**EXERCISE GOAL:**
Return, without pictures, the lines from the start of the data through the one that contains "const colHeaders = ['Ref', 'Pre', '%".

**DATA:**
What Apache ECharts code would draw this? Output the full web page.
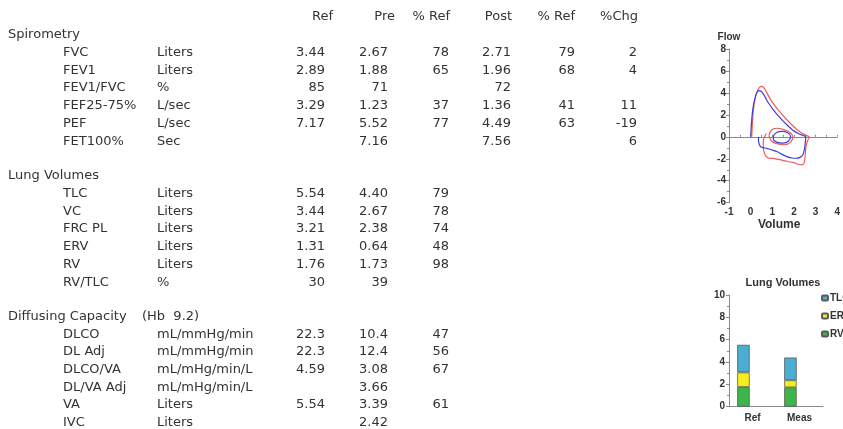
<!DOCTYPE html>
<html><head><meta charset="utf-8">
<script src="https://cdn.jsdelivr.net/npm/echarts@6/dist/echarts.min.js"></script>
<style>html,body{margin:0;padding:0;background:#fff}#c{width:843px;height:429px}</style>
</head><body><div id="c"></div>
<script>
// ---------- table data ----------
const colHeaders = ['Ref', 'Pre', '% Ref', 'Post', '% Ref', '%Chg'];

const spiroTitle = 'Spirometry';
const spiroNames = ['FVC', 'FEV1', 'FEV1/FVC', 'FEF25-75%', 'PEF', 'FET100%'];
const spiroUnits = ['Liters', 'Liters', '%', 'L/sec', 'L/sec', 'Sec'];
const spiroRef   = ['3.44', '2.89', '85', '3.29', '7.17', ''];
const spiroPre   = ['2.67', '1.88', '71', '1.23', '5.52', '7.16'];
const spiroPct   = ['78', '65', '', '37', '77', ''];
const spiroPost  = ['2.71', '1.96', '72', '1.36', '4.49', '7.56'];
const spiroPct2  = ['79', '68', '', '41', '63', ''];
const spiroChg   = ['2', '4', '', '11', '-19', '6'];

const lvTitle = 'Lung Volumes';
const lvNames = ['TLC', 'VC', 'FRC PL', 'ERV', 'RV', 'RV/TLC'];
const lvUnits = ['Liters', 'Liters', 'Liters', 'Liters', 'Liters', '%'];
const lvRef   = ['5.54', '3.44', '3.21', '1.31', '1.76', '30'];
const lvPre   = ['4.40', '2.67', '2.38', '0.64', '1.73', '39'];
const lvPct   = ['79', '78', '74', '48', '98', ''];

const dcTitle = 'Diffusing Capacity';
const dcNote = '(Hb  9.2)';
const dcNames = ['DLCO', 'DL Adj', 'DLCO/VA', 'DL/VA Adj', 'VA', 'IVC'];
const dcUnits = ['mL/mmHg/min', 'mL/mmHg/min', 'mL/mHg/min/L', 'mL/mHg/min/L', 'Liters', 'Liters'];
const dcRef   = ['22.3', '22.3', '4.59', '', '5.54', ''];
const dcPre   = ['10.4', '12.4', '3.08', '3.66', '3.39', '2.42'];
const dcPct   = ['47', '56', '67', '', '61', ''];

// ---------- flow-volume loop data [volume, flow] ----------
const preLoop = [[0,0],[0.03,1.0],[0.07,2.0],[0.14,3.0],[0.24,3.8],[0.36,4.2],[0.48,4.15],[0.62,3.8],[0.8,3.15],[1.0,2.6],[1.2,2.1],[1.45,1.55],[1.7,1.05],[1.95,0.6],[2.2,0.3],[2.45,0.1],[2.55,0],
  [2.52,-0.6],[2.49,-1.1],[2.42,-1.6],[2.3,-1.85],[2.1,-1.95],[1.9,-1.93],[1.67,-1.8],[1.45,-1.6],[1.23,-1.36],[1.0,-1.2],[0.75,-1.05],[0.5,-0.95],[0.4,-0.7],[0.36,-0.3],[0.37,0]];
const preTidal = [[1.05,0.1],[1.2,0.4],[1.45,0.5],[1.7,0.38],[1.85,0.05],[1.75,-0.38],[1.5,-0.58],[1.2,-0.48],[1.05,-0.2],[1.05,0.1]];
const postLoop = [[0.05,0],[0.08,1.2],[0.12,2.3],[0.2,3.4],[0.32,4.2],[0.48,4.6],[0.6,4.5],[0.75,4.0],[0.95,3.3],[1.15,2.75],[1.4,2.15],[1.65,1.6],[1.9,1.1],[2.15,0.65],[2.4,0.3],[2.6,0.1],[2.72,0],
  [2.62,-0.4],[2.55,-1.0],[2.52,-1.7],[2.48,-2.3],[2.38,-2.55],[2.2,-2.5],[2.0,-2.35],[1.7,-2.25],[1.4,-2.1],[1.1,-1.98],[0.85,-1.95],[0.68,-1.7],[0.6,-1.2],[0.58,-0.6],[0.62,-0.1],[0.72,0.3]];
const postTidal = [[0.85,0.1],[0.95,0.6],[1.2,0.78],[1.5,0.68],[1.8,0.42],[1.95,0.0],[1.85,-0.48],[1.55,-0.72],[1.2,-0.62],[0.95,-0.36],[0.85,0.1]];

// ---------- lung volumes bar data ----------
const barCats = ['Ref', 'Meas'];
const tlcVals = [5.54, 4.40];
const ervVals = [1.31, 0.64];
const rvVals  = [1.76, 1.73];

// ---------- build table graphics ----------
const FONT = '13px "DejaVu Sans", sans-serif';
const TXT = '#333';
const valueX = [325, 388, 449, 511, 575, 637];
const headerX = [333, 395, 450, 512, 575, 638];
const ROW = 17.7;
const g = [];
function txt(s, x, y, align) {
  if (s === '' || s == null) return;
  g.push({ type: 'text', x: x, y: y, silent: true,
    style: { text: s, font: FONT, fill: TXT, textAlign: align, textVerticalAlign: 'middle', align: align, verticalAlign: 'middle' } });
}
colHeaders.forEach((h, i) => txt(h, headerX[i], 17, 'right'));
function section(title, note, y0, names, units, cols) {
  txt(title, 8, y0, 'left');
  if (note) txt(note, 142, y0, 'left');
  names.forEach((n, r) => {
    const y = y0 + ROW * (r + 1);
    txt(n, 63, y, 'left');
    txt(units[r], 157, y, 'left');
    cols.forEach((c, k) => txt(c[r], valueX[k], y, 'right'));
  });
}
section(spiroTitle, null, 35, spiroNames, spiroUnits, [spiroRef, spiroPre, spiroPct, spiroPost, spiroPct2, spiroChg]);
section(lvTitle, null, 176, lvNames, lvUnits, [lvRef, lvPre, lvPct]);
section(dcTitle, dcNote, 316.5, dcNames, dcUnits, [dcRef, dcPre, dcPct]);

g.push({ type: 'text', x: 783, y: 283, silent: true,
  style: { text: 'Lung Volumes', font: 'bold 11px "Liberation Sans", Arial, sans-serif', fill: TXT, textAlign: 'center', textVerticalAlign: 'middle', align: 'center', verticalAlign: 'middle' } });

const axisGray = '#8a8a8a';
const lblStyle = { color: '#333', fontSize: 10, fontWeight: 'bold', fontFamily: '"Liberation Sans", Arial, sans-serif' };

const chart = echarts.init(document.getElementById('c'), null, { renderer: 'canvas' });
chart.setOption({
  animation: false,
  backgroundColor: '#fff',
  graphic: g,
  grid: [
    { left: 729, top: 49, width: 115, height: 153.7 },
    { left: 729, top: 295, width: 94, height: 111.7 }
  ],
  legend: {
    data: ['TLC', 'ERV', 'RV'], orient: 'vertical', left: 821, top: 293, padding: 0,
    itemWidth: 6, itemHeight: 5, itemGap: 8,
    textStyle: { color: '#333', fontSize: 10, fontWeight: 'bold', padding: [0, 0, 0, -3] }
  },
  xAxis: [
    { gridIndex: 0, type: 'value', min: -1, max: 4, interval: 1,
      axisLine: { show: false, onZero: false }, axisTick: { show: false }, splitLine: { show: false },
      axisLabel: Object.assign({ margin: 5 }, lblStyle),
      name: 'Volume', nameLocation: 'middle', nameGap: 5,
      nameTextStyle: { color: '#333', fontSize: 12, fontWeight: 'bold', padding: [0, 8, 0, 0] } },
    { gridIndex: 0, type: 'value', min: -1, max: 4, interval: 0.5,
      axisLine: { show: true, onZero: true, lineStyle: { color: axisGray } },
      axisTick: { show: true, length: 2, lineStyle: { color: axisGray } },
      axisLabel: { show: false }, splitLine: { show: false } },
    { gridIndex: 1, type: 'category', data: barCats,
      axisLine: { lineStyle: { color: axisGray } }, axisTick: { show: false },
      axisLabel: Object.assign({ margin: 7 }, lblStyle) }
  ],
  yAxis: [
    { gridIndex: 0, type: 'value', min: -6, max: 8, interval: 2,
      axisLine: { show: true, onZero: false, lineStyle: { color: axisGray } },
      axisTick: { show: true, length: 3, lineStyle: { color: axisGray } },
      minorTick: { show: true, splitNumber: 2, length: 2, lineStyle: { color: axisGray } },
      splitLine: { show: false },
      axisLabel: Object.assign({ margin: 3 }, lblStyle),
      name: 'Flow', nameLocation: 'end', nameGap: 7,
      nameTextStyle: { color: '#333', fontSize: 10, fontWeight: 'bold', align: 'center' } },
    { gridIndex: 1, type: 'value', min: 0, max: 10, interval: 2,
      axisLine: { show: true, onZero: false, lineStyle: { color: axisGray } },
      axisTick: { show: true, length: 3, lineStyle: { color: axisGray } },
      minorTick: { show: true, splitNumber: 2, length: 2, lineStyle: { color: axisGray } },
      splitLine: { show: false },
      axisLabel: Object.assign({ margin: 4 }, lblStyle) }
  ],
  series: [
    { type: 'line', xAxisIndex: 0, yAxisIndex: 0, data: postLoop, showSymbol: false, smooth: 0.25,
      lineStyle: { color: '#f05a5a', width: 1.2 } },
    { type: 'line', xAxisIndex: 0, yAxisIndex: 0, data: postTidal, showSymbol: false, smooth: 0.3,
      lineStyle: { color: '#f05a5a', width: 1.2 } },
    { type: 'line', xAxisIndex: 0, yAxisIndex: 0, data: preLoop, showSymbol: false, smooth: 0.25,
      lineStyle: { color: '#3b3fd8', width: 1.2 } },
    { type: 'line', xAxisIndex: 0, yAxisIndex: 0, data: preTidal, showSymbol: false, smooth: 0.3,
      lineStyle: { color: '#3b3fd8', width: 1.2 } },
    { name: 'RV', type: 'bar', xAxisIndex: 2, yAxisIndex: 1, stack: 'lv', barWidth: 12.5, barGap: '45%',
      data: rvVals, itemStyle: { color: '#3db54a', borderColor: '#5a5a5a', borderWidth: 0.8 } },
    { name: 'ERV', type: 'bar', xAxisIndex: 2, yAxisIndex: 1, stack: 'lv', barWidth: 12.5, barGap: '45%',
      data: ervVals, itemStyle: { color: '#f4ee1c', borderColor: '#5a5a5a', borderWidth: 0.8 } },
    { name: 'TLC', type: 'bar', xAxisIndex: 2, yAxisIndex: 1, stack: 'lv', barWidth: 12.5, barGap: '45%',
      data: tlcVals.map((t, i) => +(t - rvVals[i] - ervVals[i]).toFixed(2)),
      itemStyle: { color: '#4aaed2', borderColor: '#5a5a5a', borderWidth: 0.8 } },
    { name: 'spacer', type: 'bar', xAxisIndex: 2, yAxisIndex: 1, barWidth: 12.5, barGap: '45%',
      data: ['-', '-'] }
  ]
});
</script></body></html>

**ANSWER TO THIS TASK:**
What Apache ECharts code would draw this? Output the full web page.
<!DOCTYPE html>
<html><head><meta charset="utf-8">
<script src="https://cdn.jsdelivr.net/npm/echarts@6/dist/echarts.min.js"></script>
<style>html,body{margin:0;padding:0;background:#fff}#c{width:843px;height:429px}</style>
</head><body><div id="c"></div>
<script>
// ---------- table data ----------
const colHeaders = ['Ref', 'Pre', '% Ref', 'Post', '% Ref', '%Chg'];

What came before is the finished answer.